Single by Touch Sensitive

from the album Visions
- Released: 30 May 2017
- Length: 4:15
- Label: Future Classic
- Songwriter(s): Michael Di Francesco;

Touch Sensitive singles chronology
| "Teen Idols" (2014) | "Lay Down" (2017) | "No Other High" (2017) |

Music video
- "Lay Down" (lyric video) on YouTube

= Lay Down (Touch Sensitive song) =

2017 single by Touch Sensitive

"Lay Down" is a song by Australian record producer Touch Sensitive released in May 2017 as the lead single from his debut studio album, Visions. The song was certified double platinum in Australia in April 2024.

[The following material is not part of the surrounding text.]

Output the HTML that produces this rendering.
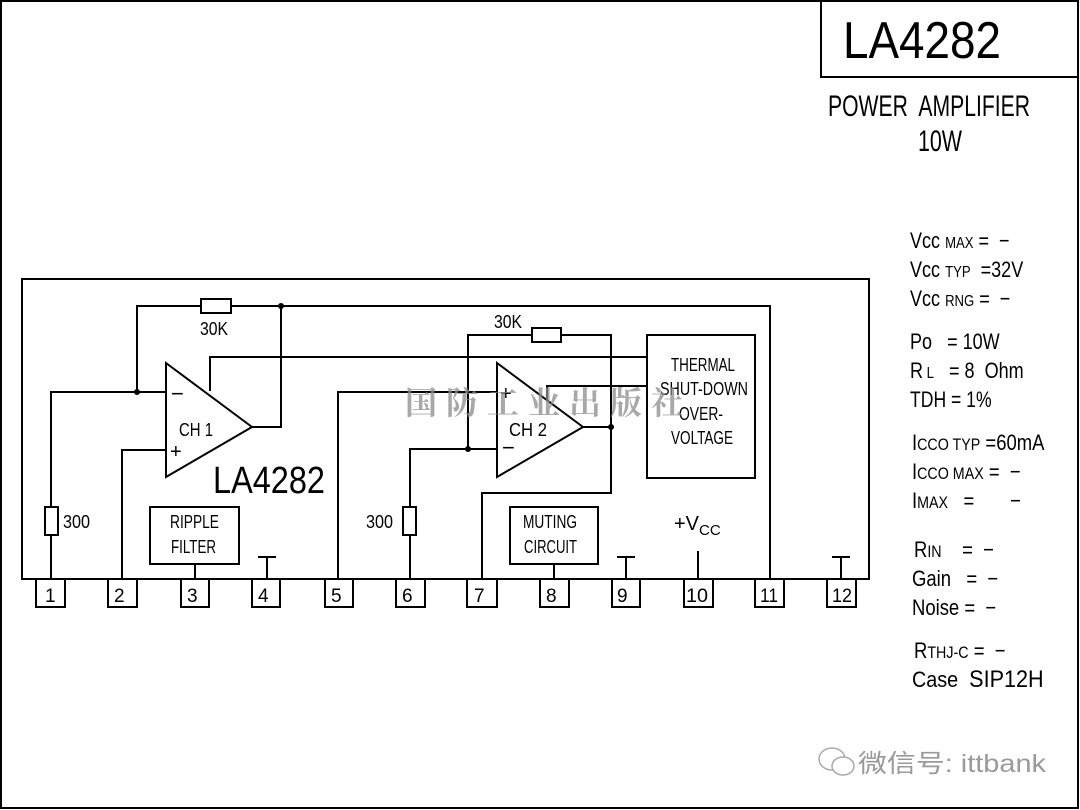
<!DOCTYPE html>
<html><head><meta charset="utf-8"><style>
html,body{margin:0;padding:0;background:#fff;width:1080px;height:810px;overflow:hidden}
svg{display:block}
text{font-family:"Liberation Sans","Noto Sans CJK SC",sans-serif;fill:#000;white-space:pre}
</style></head><body>
<svg width="1080" height="810" viewBox="0 0 1080 810" xmlns="http://www.w3.org/2000/svg">
<rect x="1" y="1" width="1077" height="807" fill="none" stroke="#000" stroke-width="2"/>
<path d="M821 1 V77 H1078" fill="none" stroke="#000" stroke-width="2"/>
<text x="843" y="58" font-size="52" textLength="158" lengthAdjust="spacingAndGlyphs">LA4282</text>
<text x="828" y="116" font-size="30" textLength="202" lengthAdjust="spacingAndGlyphs">POWER  AMPLIFIER</text>
<text x="918" y="151" font-size="30" textLength="44" lengthAdjust="spacingAndGlyphs">10W</text>

<g stroke="#000" stroke-width="2" fill="none">
<rect x="22" y="279" width="847" height="300"/>
<rect x="36" y="579" width="29" height="28"/>
<rect x="108" y="579" width="29" height="28"/>
<rect x="181" y="579" width="28" height="28"/>
<rect x="252" y="579" width="28" height="28"/>
<rect x="325" y="579" width="28" height="28"/>
<rect x="396" y="579" width="29" height="28"/>
<rect x="467" y="579" width="30" height="28"/>
<rect x="540" y="579" width="29" height="28"/>
<rect x="612" y="579" width="28" height="28"/>
<rect x="684" y="579" width="29" height="28"/>
<rect x="755" y="579" width="29" height="28"/>
<rect x="827" y="579" width="29" height="28"/>
<path d="M166 363 L252 427 L166 477 Z"/>
<path d="M137 392 V306 H770 V579"/>
<path d="M51 579 V535 M51 507 V392 H166"/>
<rect x="45" y="507" width="13" height="28" fill="#fff"/>
<path d="M122 579 V450 H166"/>
<path d="M252 427 H281 V306"/>
<path d="M210 391 V357 H647"/>
<rect x="201" y="299" width="30" height="14" fill="#fff"/>
<rect x="150" y="507" width="89" height="57"/>
<path d="M195 564 V579"/>
<path d="M267 579 V557 M258 557 H276"/>
<path d="M497 363 L583 427 L497 477 Z"/>
<path d="M338 579 V392 H497"/>
<path d="M410 579 V535 M410 507 V449 H497"/>
<rect x="403" y="507" width="13" height="28" fill="#fff"/>
<path d="M468 449 V335 H611 V493 H482 V579"/>
<path d="M583 427 H611"/>
<rect x="532" y="328" width="29" height="14" fill="#fff"/>
<path d="M547 400 V386 H647"/>
<rect x="647" y="335" width="108" height="143"/>
<rect x="510" y="507" width="88" height="57"/>
<path d="M554 564 V579"/>
<path d="M626 579 V557 M617 557 H635"/>
<path d="M698 579 V551"/>
<path d="M841 579 V557 M832 557 H850"/>
</g>
<g fill="#000">
<circle cx="137" cy="392" r="3"/><circle cx="281" cy="306" r="3"/>
<circle cx="468" cy="449" r="3"/><circle cx="611" cy="427" r="3"/>
</g>
<g font-size="18">
<text x="200" y="335" textLength="28" lengthAdjust="spacingAndGlyphs">30K</text>
<text x="494" y="328" textLength="28" lengthAdjust="spacingAndGlyphs">30K</text>
<text x="63" y="528" textLength="27" lengthAdjust="spacingAndGlyphs">300</text>
<text x="366" y="528" textLength="27" lengthAdjust="spacingAndGlyphs">300</text>
<text x="179" y="436" textLength="34" lengthAdjust="spacingAndGlyphs">CH 1</text>
<text x="509" y="436" textLength="38" lengthAdjust="spacingAndGlyphs">CH 2</text>
<text x="170" y="528" textLength="49" lengthAdjust="spacingAndGlyphs">RIPPLE</text>
<text x="171" y="553" textLength="45" lengthAdjust="spacingAndGlyphs">FILTER</text>
<text x="523" y="528" textLength="54" lengthAdjust="spacingAndGlyphs">MUTING</text>
<text x="524" y="553" textLength="53" lengthAdjust="spacingAndGlyphs">CIRCUIT</text>
<text x="671" y="371" textLength="64" lengthAdjust="spacingAndGlyphs">THERMAL</text>
<text x="660" y="395" textLength="88" lengthAdjust="spacingAndGlyphs">SHUT-DOWN</text>
<text x="679" y="420" textLength="44" lengthAdjust="spacingAndGlyphs">OVER-</text>
<text x="671" y="444" textLength="62" lengthAdjust="spacingAndGlyphs">VOLTAGE</text>
</g>
<text x="171" y="401" font-size="22">−</text>
<text x="170" y="458" font-size="20">+</text>
<text x="500" y="400" font-size="20">+</text>
<text x="502" y="455" font-size="22">−</text>
<text x="213" y="493" font-size="38" textLength="112" lengthAdjust="spacingAndGlyphs">LA4282</text>
<text x="674" y="530" font-size="20">+V<tspan font-size="15" dy="5">CC</tspan></text>
<g font-size="19">
<text x="45" y="602">1</text><text x="114" y="602">2</text><text x="187" y="602">3</text>
<text x="258" y="602">4</text><text x="331" y="602">5</text><text x="402" y="602">6</text>
<text x="474" y="602">7</text><text x="546" y="602">8</text><text x="617" y="602">9</text>
<text x="686" y="602" textLength="22" lengthAdjust="spacingAndGlyphs">10</text>
<text x="760" y="602" textLength="18" lengthAdjust="spacingAndGlyphs">11</text>
<text x="832" y="602" textLength="20" lengthAdjust="spacingAndGlyphs">12</text>
</g>
<text x="405" y="414" font-size="32" letter-spacing="9" style="fill:#8c8c8c;font-family:'Noto Serif CJK SC','Noto Sans CJK SC',sans-serif;font-weight:bold" opacity="0.75">国防工业出版社</text>
<g font-size="22">
<text transform="translate(910,248) scale(0.82,1)">Vcc <tspan font-size="16">MAX</tspan> =  −</text>
<text transform="translate(910,277) scale(0.82,1)">Vcc <tspan font-size="16">TYP</tspan>  =32V</text>
<text transform="translate(910,306) scale(0.82,1)">Vcc <tspan font-size="16">RNG</tspan> =  −</text>
<text transform="translate(910,349) scale(0.82,1)">Po   = 10W</text>
<text transform="translate(910,378) scale(0.82,1)">R<tspan font-size="16"> L</tspan>   = 8  Ohm</text>
<text transform="translate(910,407) scale(0.8,1)">TDH = 1%</text>
<text transform="translate(912,450) scale(0.84,1)">I<tspan font-size="17">CCO TYP</tspan> =60mA</text>
<text transform="translate(912,479) scale(0.84,1)">I<tspan font-size="17">CCO MAX</tspan> =  −</text>
<text transform="translate(912,508) scale(0.84,1)">I<tspan font-size="17">MAX</tspan>   =       −</text>
<text transform="translate(914,557) scale(0.84,1)">R<tspan font-size="17">IN</tspan>    =  −</text>
<text transform="translate(912,586) scale(0.84,1)">Gain   =  −</text>
<text transform="translate(912,615) scale(0.84,1)">Noise =  −</text>
<text transform="translate(914,658) scale(0.84,1)">R<tspan font-size="17">THJ-C</tspan> =  −</text>
<text transform="translate(912,687) scale(0.9,1)">Case  <tspan font-size="24">SIP12H</tspan></text>
</g>
<g fill="none" stroke="#aaa" stroke-width="1.5">
<ellipse cx="832" cy="759" rx="13" ry="11"/>
<ellipse cx="843" cy="766" rx="11" ry="9" fill="#fff"/>
</g>
<text x="858" y="772" font-size="25" style="fill:#9a9a9a" textLength="188" lengthAdjust="spacingAndGlyphs">微信号: ittbank</text>
</svg>
</body></html>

At the AIR Awards of 2018, the song was nominated for Best Independent Dance/Electronic Club Song or EP.

==Critical reception==
Troy Mutton from Pilerats called it "A shimmering slice of piano house, slowed down just a smidge like only Touch Sensitive knows how, giving it some room to groove and breathe on the dancefloor."

The Interns called it "an extremely groovy cut with some soulful vocals thrown in the mix too."

==Certifications==

Certifications for "Lay Down"
| Region | Certification | Certified units/sales |
| Australia (ARIA) | 2× Platinum | 140,000^{‡} |
^{‡} Sales+streaming figures based on certification alone.